Lakshmana Deepesh

experimentation growth analytics

Activation Metrics That Matter: Beyond Vanity Conversion

How to define activation metrics that predict durable value, and avoid optimizing for shallow conversion events that do not retain.

Published 2026-03-11·Updated 2026-03-11·9 min read
LD

Lakshmana Deepesh Reddy

Data Scientist and Growth Analytics Leader

Many teams define activation as "account created" or "first session." These are registration events, not product value events. Activation should represent a user crossing the first meaningful value threshold.

Define the activation moment

A strong activation metric usually combines behavior and context, for example:

  • Completed onboarding + first core action
  • Imported real data + created first report
  • Invited a teammate + completed a recurring task

Test activation predictiveness

Your activation event should predict at least one downstream outcome:

  • Week 4 retention
  • Paid conversion probability
  • Feature adoption depth

If it does not correlate with long-term value, it is likely a vanity activation metric.

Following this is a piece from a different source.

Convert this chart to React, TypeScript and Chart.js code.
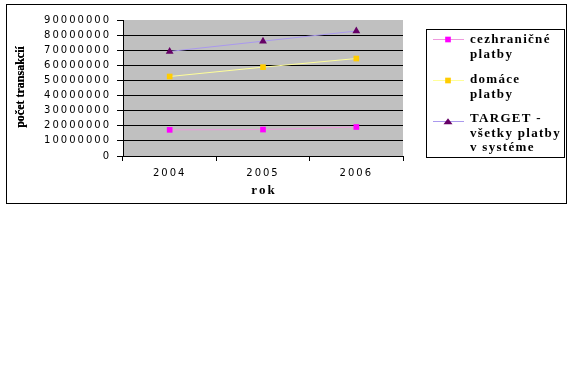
import React, { useEffect, useRef } from "react";
import { Chart, registerables } from "chart.js";

Chart.register(...registerables);

const years = ["2004", "2005", "2006"];
const crossBorder = [17300000, 17500000, 19200000];
const domestic = [52600000, 58800000, 64500000];
const targetAll = [69200000, 76000000, 82700000];
const yTicksMax = 90000000;
const yStep = 10000000;
const seriesNames = [
  ["cezhraničné", "platby"],
  ["domáce", "platby"],
  ["TARGET -", "všetky platby", "v systéme"],
];
const xTitle = "rok";
const yTitle = "počet transakcií";

const TICK_SPACING = "2px";

function drawMarker(ctx: CanvasRenderingContext2D, style: string, x: number, y: number, r: number) {
  ctx.beginPath();
  if (style === "triangle") {
    ctx.moveTo(x - r, y + r * 0.6);
    ctx.lineTo(x, y - r * 0.7);
    ctx.lineTo(x + r, y + r * 0.6);
    ctx.closePath();
  } else {
    const s = Math.SQRT1_2 * r;
    ctx.rect(x - s, y - s, 2 * s, 2 * s);
  }
  ctx.fill();
}

const framePlugin = {
  id: "frame",
  beforeUpdate(chart: any) {
    chart.ctx.letterSpacing = TICK_SPACING;
  },
  beforeDraw(chart: any) {
    const ctx = chart.ctx;
    ctx.save();
    ctx.letterSpacing = "0px";
    ctx.fillStyle = "#ffffff";
    ctx.fillRect(0, 0, chart.width, chart.height);
    ctx.strokeStyle = "#000";
    ctx.lineWidth = 1;
    ctx.strokeRect(6.5, 4.5, 560, 199);
    const a = chart.chartArea;
    ctx.fillStyle = "#c0c0c0";
    ctx.fillRect(a.left, a.top, a.right - a.left, a.bottom - a.top);
    ctx.restore();
    ctx.letterSpacing = TICK_SPACING;
  },
  afterDraw(chart: any) {
    const ctx = chart.ctx;
    ctx.save();
    ctx.fillStyle = "#000";
    ctx.textBaseline = "middle";
    ctx.textAlign = "center";
    ctx.letterSpacing = "2px";
    ctx.font = "bold 13px 'Liberation Serif'";
    ctx.fillText(xTitle, 264, 191);
    ctx.letterSpacing = "0px";
    ctx.save();
    ctx.translate(21, 87);
    ctx.rotate(-Math.PI / 2);
    ctx.font = "bold 12px 'Liberation Serif'";
    ctx.fillText(yTitle, 0, 0);
    ctx.fillText(yTitle, 0, 0.4);
    ctx.restore();

    ctx.strokeStyle = "#000";
    ctx.lineWidth = 1;
    ctx.strokeRect(426.5, 29.5, 138, 128);
    const rows = [[40, 55], [80, 95], [119, 134, 148]];
    const lineY = [39, 80, 121];
    chart.data.datasets.forEach((ds: any, i: number) => {
      const y0 = lineY[i];
      ctx.strokeStyle = ds.borderColor;
      ctx.lineWidth = 1;
      ctx.beginPath();
      ctx.moveTo(433, y0 + 0.5);
      ctx.lineTo(464, y0 + 0.5);
      ctx.stroke();
      ctx.fillStyle = ds.pointBackgroundColor;
      drawMarker(ctx, ds.pointStyle, 448, y0 + 0.5, ds.pointRadius);
      ctx.fillStyle = "#000";
      ctx.textAlign = "left";
      ctx.font = "bold 13px 'Liberation Serif'";
      ctx.letterSpacing = "1.3px";
      seriesNames[i].forEach((t, j) => {
        ctx.fillText(t, 470, rows[i][j]);
      });
    });
    ctx.restore();
    ctx.letterSpacing = TICK_SPACING;
  },
};

export default function App() {
  const ref = useRef<HTMLCanvasElement | null>(null);
  useEffect(() => {
    if (!ref.current) return;
    const chart = new Chart(ref.current, {
      type: "line",
      data: {
        labels: years,
        datasets: [
          {
            label: seriesNames[0].join(" "),
            data: crossBorder,
            borderColor: "#ee99dd",
            borderWidth: 1,
            pointStyle: "rect",
            pointRadius: 4,
            pointBackgroundColor: "#ff00ff",
            pointBorderColor: "#ff00ff",
            pointBorderWidth: 0,
          },
          {
            label: seriesNames[1].join(" "),
            data: domestic,
            borderColor: "#ffff99",
            borderWidth: 1,
            pointStyle: "rect",
            pointRadius: 4,
            pointBackgroundColor: "#ffcc00",
            pointBorderColor: "#ffcc00",
            pointBorderWidth: 0,
          },
          {
            label: seriesNames[2].join(" "),
            data: targetAll,
            borderColor: "#aa99ee",
            borderWidth: 1,
            pointStyle: "triangle",
            pointRadius: 4.5,
            pointBackgroundColor: "#660066",
            pointBorderColor: "#660066",
            pointBorderWidth: 0,
          },
        ],
      },
      options: {
        responsive: false,
        animation: false,
        events: [],
        layout: { padding: { left: 6, top: 20, right: 174, bottom: 188 } },
        plugins: { legend: { display: false }, tooltip: { enabled: false } },
        scales: {
          x: {
            offset: true,
            afterFit: (s: any) => {
              s.height = 40;
            },
            grid: {
              drawOnChartArea: false,
              offset: true,
              tickColor: "#000",
              tickLength: 5,
            },
            border: { color: "#000", width: 1 },
            ticks: {
              color: "#000",
              padding: 6,
              font: { family: "'DejaVu Sans'", size: 10 },
            },
          },
          y: {
            min: 0,
            max: yTicksMax,
            afterFit: (s: any) => {
              s.width = 117;
            },
            grid: {
              color: (c: any) =>
                c.tick && c.tick.value === yTicksMax ? "rgba(0,0,0,0)" : "#000",
              tickColor: "#000",
              tickLength: 6,
            },
            border: { color: "#000", width: 1 },
            ticks: {
              stepSize: yStep,
              color: "#000",
              padding: 6,
              font: { family: "'DejaVu Sans'", size: 10 },
              callback: (v: any) => String(v),
            },
          },
        },
      },
      plugins: [framePlugin],
    });
    return () => chart.destroy();
  }, []);
  return (
    <div style={{ position: "fixed", left: 0, top: 0, width: 577, height: 384, background: "#fff" }}>
      <canvas ref={ref} width={577} height={384} style={{ display: "block" }} />
    </div>
  );
}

Build an activation scorecard

Track activation with four views:

  1. Activation rate
  2. Time-to-activation
  3. Segment variance
  4. Retention linkage

This prevents over-optimizing a single percentage.

Experiment strategy

Activation tests should focus on reducing time-to-value and confusion:

  • Clarify next best action
  • Remove optional complexity
  • Improve contextual guidance
  • Increase trust at critical steps

Common mistake

Teams optimize completion of setup tasks that users do not actually need. Measure behavior that reflects real intent, not checklist compliance.